The shutdown of the route completely severed sea links between Pomorye and Siberia. As a result, Mangazeya slowly faded and disappeared from maps after the 1643 fire.

Citizens didn’t rebuild in the place that had lost its trade significance and, instead, settled in Yeniseysk and Turukhansk, which was later renamed New Mangazeya.

History becomes legend

In Tsarist Russia, the information about the first Mangazeya survived in scarce documents and folk tales. In time, it acquired the aura of a legend. Real evidence of the existence of the wealthy trade city emerged in 1946, after an archaeological expedition by the Arctic Research Institute.

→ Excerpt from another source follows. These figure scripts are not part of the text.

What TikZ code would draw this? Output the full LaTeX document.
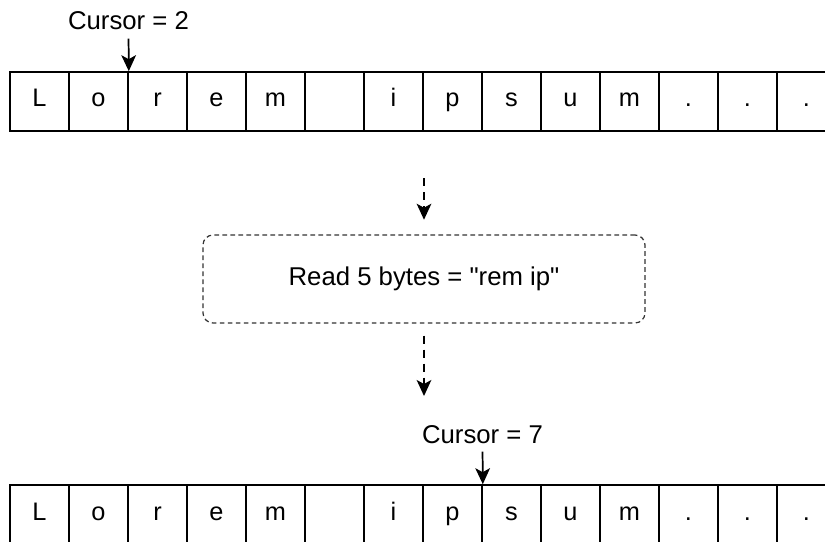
\documentclass[tikz,border=0pt]{standalone}
\usepackage{fontspec}
\setmainfont{Liberation Sans}[Ligatures=TeXOff]
\usetikzlibrary{arrows.meta}

\tikzset{
	cell/.style={rectangle, draw=black, line width=1.2pt, minimum width=44.25pt, minimum height=44.25pt, inner sep=0pt, text height=12pt, text depth=3.75pt, font=\fontsize{19}{23}\selectfont},
	cursorLabel/.style={inner sep=0pt, font=\fontsize{19.3}{23}\selectfont},
	cursorArrow/.style={line width=1.3pt, shorten <=6pt, -{Stealth[length=12pt, width=11pt, inset=3pt]}},
	stepArrow/.style={line width=1.3pt, dash pattern=on 6pt off 4.5pt, -{Stealth[length=12pt, width=11pt, inset=3pt]}},
	readBox/.style={rectangle, draw=black!80, line width=0.9pt, dash pattern=on 3.5pt off 2.5pt, rounded corners=7.5pt, minimum width=331.5pt, minimum height=66pt, font=\fontsize{19.3}{23}\selectfont}
}

\begin{document}
\begin{tikzpicture}[x=0.75pt, y=-0.75pt]
	\useasboundingbox (0,0) rectangle (825,542);

	% buffer before and after the read
	\foreach \ch [count=\i from 0] in {L,o,r,e,m,{},i,p,s,u,m,.,.,.}{
		\node[cell](topCell\i) at (39.5+59*\i,101.5){\ch};
		\node[cell](botCell\i) at (39.5+59*\i,514.5){\ch};
	}

	\node[cursorLabel, anchor=base](cursorTop) at (128.5,30){Cursor = 2};
	\draw[cursorArrow](cursorTop.south) -- (topCell1.north east);

	\node[readBox](readBox) at (424,279){Read 5 bytes = "rem ip"};

	\coordinate (stepOneStart) at (424,178);
	\coordinate (stepTwoEnd) at (424,396);
	\draw[stepArrow, shorten >=11pt](stepOneStart) -- (readBox.north);
	\draw[stepArrow, shorten <=9pt](readBox.south) -- (stepTwoEnd);

	\node[cursorLabel, anchor=base](cursorBot) at (482.5,443){Cursor = 7};
	\draw[cursorArrow](cursorBot.south) -- (botCell7.north east);

\end{tikzpicture}
\end{document}
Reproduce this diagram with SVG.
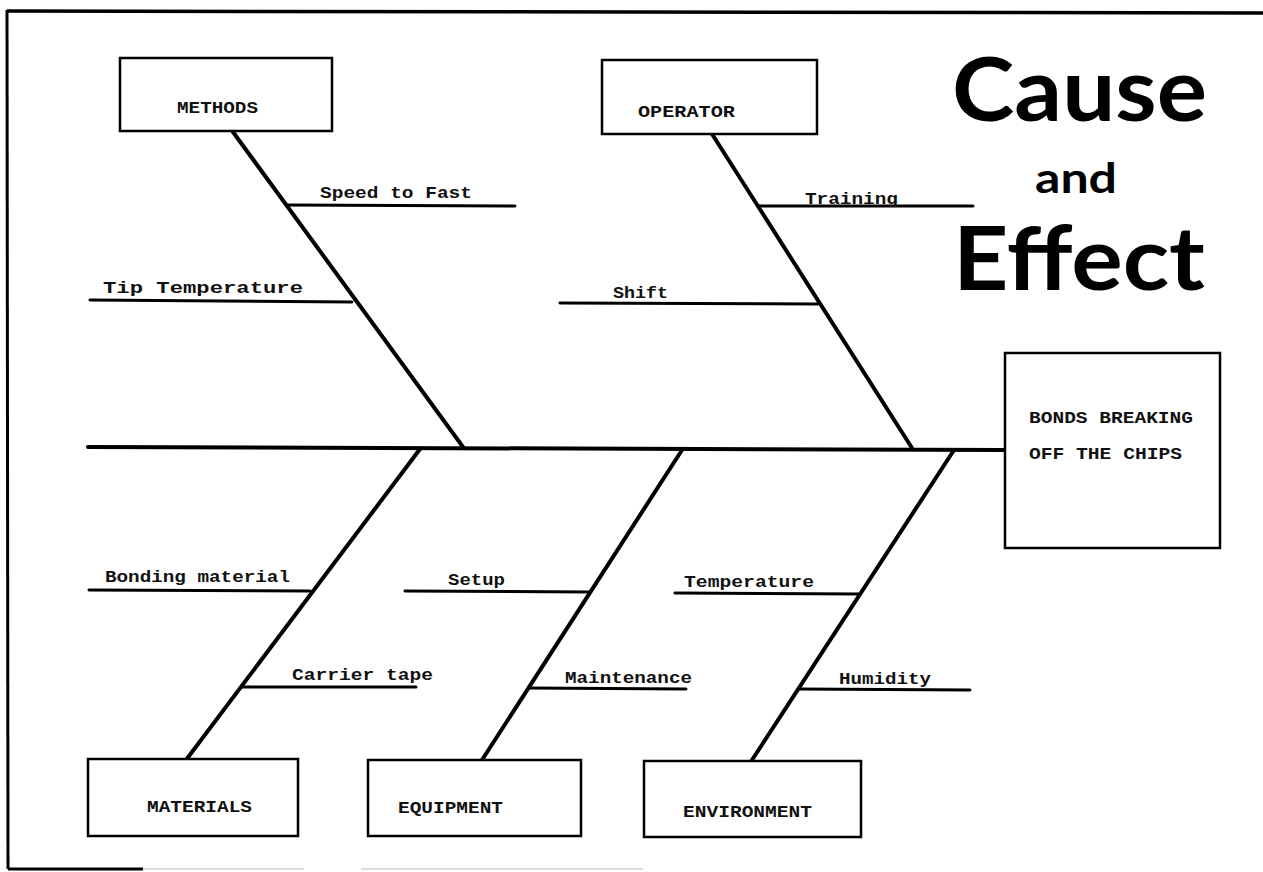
<svg xmlns="http://www.w3.org/2000/svg" width="1263" height="872" viewBox="0 0 1263 872">
<style>
.box{fill:#fff;stroke:#000;stroke-width:2.5}
.bone{stroke:#000;stroke-width:4;stroke-linecap:round;fill:none}
.rib{stroke:#000;stroke-width:3;stroke-linecap:round;fill:none}
.lbl{font-family:"Liberation Mono","DejaVu Sans Mono",monospace;font-size:17px;font-weight:bold;fill:#111}
.blbl{font-family:"Liberation Mono","DejaVu Sans Mono",monospace;font-size:17px;font-weight:bold;fill:#111}
.title{font-family:Lato,"Open Sans",sans-serif;font-weight:bold;fill:#000}
</style>
<rect width="1263" height="872" fill="#fff"/>
<g id="frame">
<path d="M7,11 L1263,13" stroke="#000" stroke-width="3.5" fill="none"/>
<path d="M7,10 L8,869" stroke="#000" stroke-width="3" fill="none"/>
<path d="M8,869 L143,869" stroke="#000" stroke-width="3" fill="none"/>
<path d="M143,869 L304,869 M361,869 L643,869" stroke="#ddd" stroke-width="2" fill="none"/>
</g>
<g id="title">
<text class="title" x="952" y="121" font-size="88" textLength="255" lengthAdjust="spacingAndGlyphs">Cause</text>
<text class="title" x="1035" y="193" font-size="42" textLength="82" lengthAdjust="spacingAndGlyphs">and</text>
<text class="title" x="953" y="290" font-size="88" textLength="252" lengthAdjust="spacingAndGlyphs">Effect</text>
</g>
<g id="connectors">
<path class="bone" d="M88,447 L1005,450"/>
<path class="bone" d="M233,132 L463,447"/>
<path class="bone" d="M712,134 L912,448"/>
<path class="bone" d="M420,449 L186,760"/>
<path class="bone" d="M682,450 L482,760"/>
<path class="bone" d="M954,450 L752,760"/>
<path class="rib" d="M286,205 L515,206"/>
<path class="rib" d="M90,300 L352,302"/>
<path class="rib" d="M758,206 L973,206"/>
<path class="rib" d="M560,303 L818,304"/>
<path class="rib" d="M89,590 L310,591"/>
<path class="rib" d="M241,687 L416,687"/>
<path class="rib" d="M405,591 L590,592"/>
<path class="rib" d="M529,688 L686,689"/>
<path class="rib" d="M675,593 L860,594"/>
<path class="rib" d="M799,689 L970,690"/>
</g>
<g id="cause-labels">
<text class="lbl" x="320" y="198" textLength="152" lengthAdjust="spacingAndGlyphs">Speed to Fast</text>
<text class="lbl" x="103" y="293" textLength="200" lengthAdjust="spacingAndGlyphs">Tip Temperature</text>
<text class="lbl" x="805" y="204" textLength="93" lengthAdjust="spacingAndGlyphs">Training</text>
<text class="lbl" x="613" y="298" textLength="55" lengthAdjust="spacingAndGlyphs">Shift</text>
<text class="lbl" x="105" y="582" textLength="185" lengthAdjust="spacingAndGlyphs">Bonding material</text>
<text class="lbl" x="292" y="680" textLength="141" lengthAdjust="spacingAndGlyphs">Carrier tape</text>
<text class="lbl" x="448" y="585" textLength="57" lengthAdjust="spacingAndGlyphs">Setup</text>
<text class="lbl" x="565" y="683" textLength="127" lengthAdjust="spacingAndGlyphs">Maintenance</text>
<text class="lbl" x="684" y="587" textLength="130" lengthAdjust="spacingAndGlyphs">Temperature</text>
<text class="lbl" x="839" y="684" textLength="92" lengthAdjust="spacingAndGlyphs">Humidity</text>
</g>
<g id="methods">
<rect class="box" x="120" y="58" width="212" height="73"/>
<text class="blbl" x="177" y="113" textLength="81" lengthAdjust="spacingAndGlyphs">METHODS</text>
</g>
<g id="operator">
<rect class="box" x="602" y="60" width="215" height="74"/>
<text class="blbl" x="638" y="117" textLength="97" lengthAdjust="spacingAndGlyphs">OPERATOR</text>
</g>
<g id="effect">
<rect class="box" x="1005" y="353" width="215" height="195" stroke-width="3.5"/>
<text class="blbl" x="1029" y="423" textLength="164" lengthAdjust="spacingAndGlyphs">BONDS BREAKING</text>
<text class="blbl" x="1029" y="459" textLength="153" lengthAdjust="spacingAndGlyphs">OFF THE CHIPS</text>
</g>
<g id="materials">
<rect class="box" x="88" y="759" width="210" height="77"/>
<text class="blbl" x="147" y="812" textLength="105" lengthAdjust="spacingAndGlyphs">MATERIALS</text>
</g>
<g id="equipment">
<rect class="box" x="368" y="760" width="213" height="76"/>
<text class="blbl" x="398" y="813" textLength="105" lengthAdjust="spacingAndGlyphs">EQUIPMENT</text>
</g>
<g id="environment">
<rect class="box" x="644" y="761" width="217" height="76"/>
<text class="blbl" x="683" y="817" textLength="129" lengthAdjust="spacingAndGlyphs">ENVIRONMENT</text>
</g>
</svg>
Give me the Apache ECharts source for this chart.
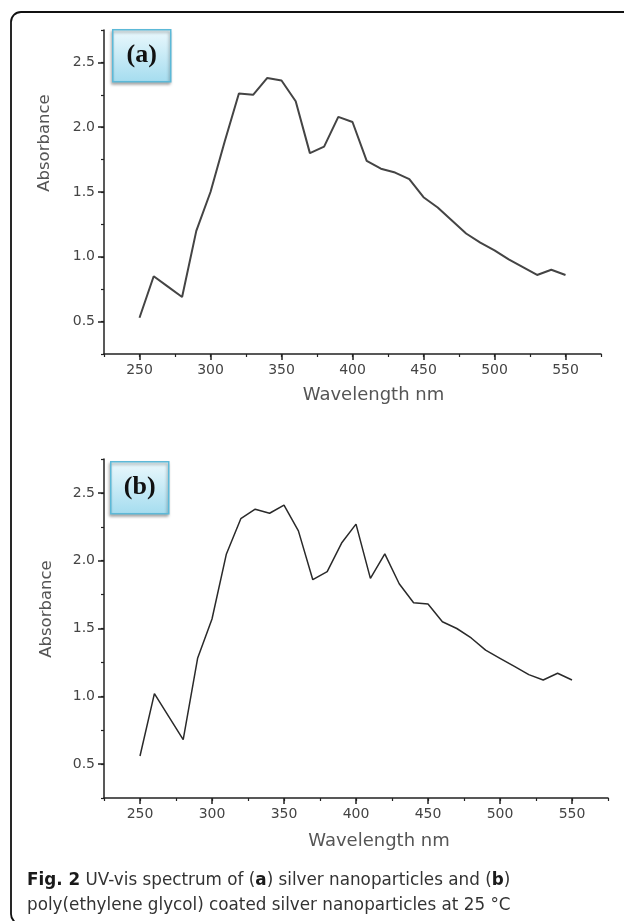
<!DOCTYPE html>
<html>
<head>
<meta charset="utf-8">
<script src="https://cdn.jsdelivr.net/npm/echarts@6/dist/echarts.min.js"></script>
<style>
	html, body { margin: 0; padding: 0; background: #fff; }
	#main { width: 624px; height: 921px; }
</style>
</head>
<body>
<div id="main"></div>
<script>
// wavelength (nm) of each reading
var wavelengths = [250, 260, 270, 280, 290, 300, 310, 320, 330, 340, 350, 360, 370, 380, 390, 400,
	410, 420, 430, 440, 450, 460, 470, 480, 490, 500, 510, 520, 530, 540, 550];
// (a) silver nanoparticles
var absorbanceA = [0.53, 0.85, 0.77, 0.69, 1.20, 1.50, 1.89, 2.26, 2.25, 2.38, 2.36, 2.20, 1.80, 1.85, 2.08, 2.04,
	1.74, 1.68, 1.65, 1.60, 1.46, 1.38, 1.28, 1.18, 1.11, 1.05, 0.98, 0.92, 0.86, 0.90, 0.86];
// (b) PEG coated silver nanoparticles
var absorbanceB = [0.56, 1.02, 0.85, 0.68, 1.28, 1.57, 2.05, 2.31, 2.38, 2.35, 2.41, 2.22, 1.86, 1.92, 2.13, 2.27,
	1.87, 2.05, 1.83, 1.69, 1.68, 1.55, 1.50, 1.43, 1.34, 1.28, 1.22, 1.16, 1.12, 1.17, 1.12];

var xTicks = [250, 300, 350, 400, 450, 500, 550];
var yTicks = [0.5, 1.0, 1.5, 2.0, 2.5];

function pairs(ys) {
	var out = [];
	for (var i = 0; i < wavelengths.length; i++) {
		out.push([wavelengths[i], ys[i]]);
	}
	return out;
}

var axisColor = '#222';
var sansFont = '"DejaVu Sans", Verdana, sans-serif';
var labelFont = { fontFamily: sansFont, fontSize: 14, color: '#444' };

function mainX(grid, padLeft, gap) {
	return {
		type: 'value', gridIndex: grid, position: 'bottom',
		min: 225, max: 575,
		axisLine: { show: true, lineStyle: { color: axisColor, width: 1.5 } },
		axisTick: { show: true, customValues: xTicks, length: 6, lineStyle: { color: axisColor, width: 1.5 } },
		axisLabel: Object.assign({ customValues: xTicks, margin: 9 }, labelFont),
		splitLine: { show: false },
		name: 'Wavelength nm', nameLocation: 'middle', nameGap: gap,
		nameTextStyle: { fontFamily: sansFont, fontSize: 18, color: '#555', padding: [0, 0, 0, padLeft] }
	};
}
function minorX(grid) {
	return {
		type: 'value', gridIndex: grid, position: 'bottom',
		min: 225, max: 575, interval: 25,
		axisLine: { show: false },
		axisTick: { show: true, length: 3, lineStyle: { color: axisColor, width: 1.2 } },
		axisLabel: { show: false },
		splitLine: { show: false }
	};
}
function mainY(grid, padLeft, gap) {
	return {
		type: 'value', gridIndex: grid, position: 'left',
		min: 0.25, max: 2.75,
		axisLine: { show: true, lineStyle: { color: axisColor, width: 1.5 } },
		axisTick: { show: true, customValues: yTicks, length: 6, lineStyle: { color: axisColor, width: 1.5 } },
		axisLabel: Object.assign({
			customValues: yTicks, margin: 9,
			formatter: function(v) { return v.toFixed(1); }
		}, labelFont),
		splitLine: { show: false },
		name: 'Absorbance', nameLocation: 'middle', nameGap: gap,
		nameTextStyle: { fontFamily: sansFont, fontSize: 16.5, color: '#555', padding: [0, 0, 0, padLeft] }
	};
}
function minorY(grid) {
	return {
		type: 'value', gridIndex: grid, position: 'left',
		min: 0.25, max: 2.75, interval: 0.25,
		axisLine: { show: false },
		axisTick: { show: true, length: 3, lineStyle: { color: axisColor, width: 1.2 } },
		axisLabel: { show: false },
		splitLine: { show: false }
	};
}

function panelLabel(txt, x, y) {
	return {
		type: 'group', left: x, top: y,
		children: [{
			type: 'rect',
			shape: { x: 0, y: 0, width: 58, height: 52 },
			style: {
				fill: new echarts.graphic.LinearGradient(0, 0, 0, 1, [
					{ offset: 0, color: '#ecf9fd' },
					{ offset: 1, color: '#a4dcef' }
				]),
				stroke: '#5cb9d8', lineWidth: 1.5,
				shadowColor: 'rgba(0,0,0,0.35)', shadowBlur: 3, shadowOffsetX: -1, shadowOffsetY: 2
			}
		}, {
			type: 'text',
			x: 29, y: 26,
			style: {
				text: txt, align: 'center', verticalAlign: 'middle',
				font: 'bold 26px "Liberation Serif", serif', fill: '#111'
			}
		}]
	};
}

var chart = echarts.init(document.getElementById('main'));
var option = {
	backgroundColor: '#fff',
	animation: false,
	grid: [
		{ left: 104, top: 30, width: 497, height: 324 },
		{ left: 104, top: 459, width: 504, height: 339 }
	],
	xAxis: [mainX(0, 42, 32), mainX(1, 46, 34), minorX(0), minorX(1)],
	yAxis: [mainY(0, 98, 51), mainY(1, 39, 49), minorY(0), minorY(1)],
	series: [{
		type: 'line', xAxisIndex: 0, yAxisIndex: 0,
		data: pairs(absorbanceA), showSymbol: false,
		lineStyle: { color: '#444', width: 2 }
	}, {
		type: 'line', xAxisIndex: 1, yAxisIndex: 1,
		data: pairs(absorbanceB), showSymbol: false,
		lineStyle: { color: '#2a2a2a', width: 1.5 }
	}],
	graphic: [{
		type: 'rect', z: -1,
		shape: { x: 11, y: 12, width: 650, height: 912, r: 10 },
		style: { fill: 'none', stroke: '#111', lineWidth: 1.8 }
	},
	panelLabel('(a)', 112, 29),
	panelLabel('(b)', 110, 461),
	{
		type: 'text', left: 27, top: 868,
		style: {
			text: '{b|Fig. 2} UV-vis spectrum of ({b|a}) silver nanoparticles and ({b|b})\npoly(ethylene glycol) coated silver nanoparticles at 25 °C',
			font: '16.8px "DejaVu Sans"', fill: '#333', lineHeight: 25,
			rich: { b: { font: 'bold 16.8px "DejaVu Sans"', fill: '#1a1a1a' } }
		}
	}]
};
chart.setOption(option);
</script>
</body>
</html>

For two and a half centuries, only exploration expeditions traveled along the Mangazeya Sea Route. From 1877 onwards, episodic trade caravan convoys began, which exported agricultural produce and raw materials from Siberia to Arkhangelsk through the Kara Sea. But, without a seaport and navigational infrastructure, only half of them were successful.

Today, the Mangazeya Sea Route has become a fragment of the Northern Sea Route. In 1932, it was covered by the icebreaker ‘Alexander Sibiryakov’ for the first time in one trip: it sailed from Arkhangelsk all the way to the Bering Strait.